Astronomers caught a glimpse of a future star just as it is being born out of the surrounding gas and dust, in a star-forming region similar to the one pictured above. Photo: NASA, ESA.
WASHINGTON (BNS): Astronomers have glimpsed what could be the youngest known star at the very moment it is being born.
Astronomers from Yale University, the Harvard-Smithsonian Center for Astrophysics and the Max Planck Institute for Astronomy in Germany -- found the object using the Submillimeter Array in Hawaii and the Spitzer Space Telescope.
The object is in the earliest stages of star formation and has just begun pulling in matter from a surrounding envelope of gas and dust.
The object is known as L1448-IRS2E, and is located in the Perseus star-forming region, about 800 light years away within our Milky Way galaxy, according to a news report by the Yale University.

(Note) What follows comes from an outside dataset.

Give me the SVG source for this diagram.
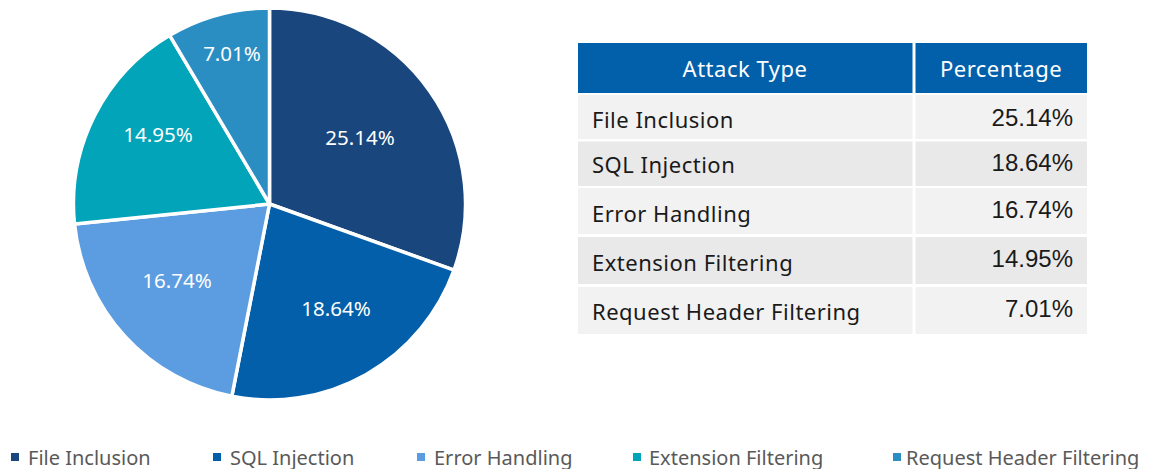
<svg xmlns="http://www.w3.org/2000/svg" width="1155" height="469" viewBox="0 0 1155 469">
<style>
.slice{stroke:#ffffff;stroke-width:3.5;stroke-linejoin:round}
.pl{font-family:"Noto Sans","Open Sans",sans-serif;font-size:20.5px;fill:#ffffff;text-anchor:middle}
.th{font-family:"Noto Sans","Open Sans",sans-serif;font-size:22px;letter-spacing:0.5px;fill:#ffffff;text-anchor:middle}
.tl{font-family:"Noto Sans","Open Sans",sans-serif;font-size:22px;letter-spacing:0.5px;fill:#1a1a1a}
.tr{font-family:"Liberation Sans",Arial,sans-serif;font-size:24px;fill:#1a1a1a;text-anchor:end}
.lg{font-family:"Noto Sans","Open Sans",sans-serif;font-size:20px;fill:#595959}
.c1{fill:#18467D}.c2{fill:#035FA9}.c3{fill:#5C9CE1}.c4{fill:#01A4B8}.c5{fill:#2A8EC2}
.hd{fill:#0260AB}.ra{fill:#F2F2F2}.rb{fill:#E9E9E9}
</style>
<rect width="1155" height="469" fill="#ffffff"/>
<g id="pie">
<path id="slice-file-inclusion" class="slice c1" d="M269.5,204 L269.5,8 A196,196 0 0,1 454.0,270.2 Z"/>
<path id="slice-sql-injection" class="slice c2" d="M269.5,204 L454.0,270.2 A196,196 0 0,1 231.8,396.3 Z"/>
<path id="slice-error-handling" class="slice c3" d="M269.5,204 L231.8,396.3 A196,196 0 0,1 74.5,224.0 Z"/>
<path id="slice-extension-filtering" class="slice c4" d="M269.5,204 L74.5,224.0 A196,196 0 0,1 169.7,35.3 Z"/>
<path id="slice-request-header-filtering" class="slice c5" d="M269.5,204 L169.7,35.3 A196,196 0 0,1 269.5,8 Z"/>
<text class="pl" x="360" y="145">25.14%</text>
<text class="pl" x="336" y="316">18.64%</text>
<text class="pl" x="177" y="288">16.74%</text>
<text class="pl" x="158" y="142">14.95%</text>
<text class="pl" x="232" y="61">7.01%</text>
</g>
<g id="table">
<rect class="hd" x="578" y="43" width="334.5" height="50"/>
<rect class="hd" x="915.5" y="43" width="171.5" height="50"/>
<text class="th" x="745" y="77">Attack Type</text>
<text class="th" x="1001" y="77">Percentage</text>
<rect class="ra" x="578" y="95" width="334.5" height="44"/>
<rect class="ra" x="915.5" y="95" width="171.5" height="44"/>
<text class="tl" x="592" y="128">File Inclusion</text>
<text class="tr" x="1073" y="126">25.14%</text>
<rect class="rb" x="578" y="141.5" width="334.5" height="44.5"/>
<rect class="rb" x="915.5" y="141.5" width="171.5" height="44.5"/>
<text class="tl" x="592" y="173">SQL Injection</text>
<text class="tr" x="1073" y="171">18.64%</text>
<rect class="ra" x="578" y="188" width="334.5" height="46"/>
<rect class="ra" x="915.5" y="188" width="171.5" height="46"/>
<text class="tl" x="592" y="222">Error Handling</text>
<text class="tr" x="1073" y="218">16.74%</text>
<rect class="rb" x="578" y="237" width="334.5" height="47"/>
<rect class="rb" x="915.5" y="237" width="171.5" height="47"/>
<text class="tl" x="592" y="271">Extension Filtering</text>
<text class="tr" x="1073" y="267">14.95%</text>
<rect class="ra" x="578" y="287" width="334.5" height="47"/>
<rect class="ra" x="915.5" y="287" width="171.5" height="47"/>
<text class="tl" x="592" y="320">Request Header Filtering</text>
<text class="tr" x="1073" y="317">7.01%</text>
</g>
<g id="legend">
<rect class="c1" x="11" y="453" width="8" height="8"/>
<text class="lg" x="28" y="465">File Inclusion</text>
<rect class="c2" x="213" y="453" width="8" height="8"/>
<text class="lg" x="230" y="465">SQL Injection</text>
<rect class="c3" x="417" y="453" width="8" height="8"/>
<text class="lg" x="434" y="465">Error Handling</text>
<rect class="c4" x="633" y="453" width="8" height="8"/>
<text class="lg" x="649" y="465">Extension Filtering</text>
<rect class="c5" x="893" y="453" width="8" height="8"/>
<text class="lg" x="906" y="465">Request Header Filtering</text>
</g>
</svg>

"It's very difficult to detect objects in this phase of star formation, because they are very short-lived and they emit very little light," Xuepeng Chen, a postdoctoral associate at Yale and lead author of the study paper, was quoted as saying in the report.
Astronomers has also discovered that the object is ejecting streams of high-velocity gas from its center, confirming that some sort of preliminary mass has already formed and the object has developed beyond the prestellar phase. This kind of outflow is seen in protostars (as a result of the magnetic field surrounding the forming star), but has not been seen at such an early stage until now.
The team hopes to use the new Herchel space telescope, launched last May, to look for more of these objects caught between the earliest stages of star formation so they can better understand how stars grow and evolve.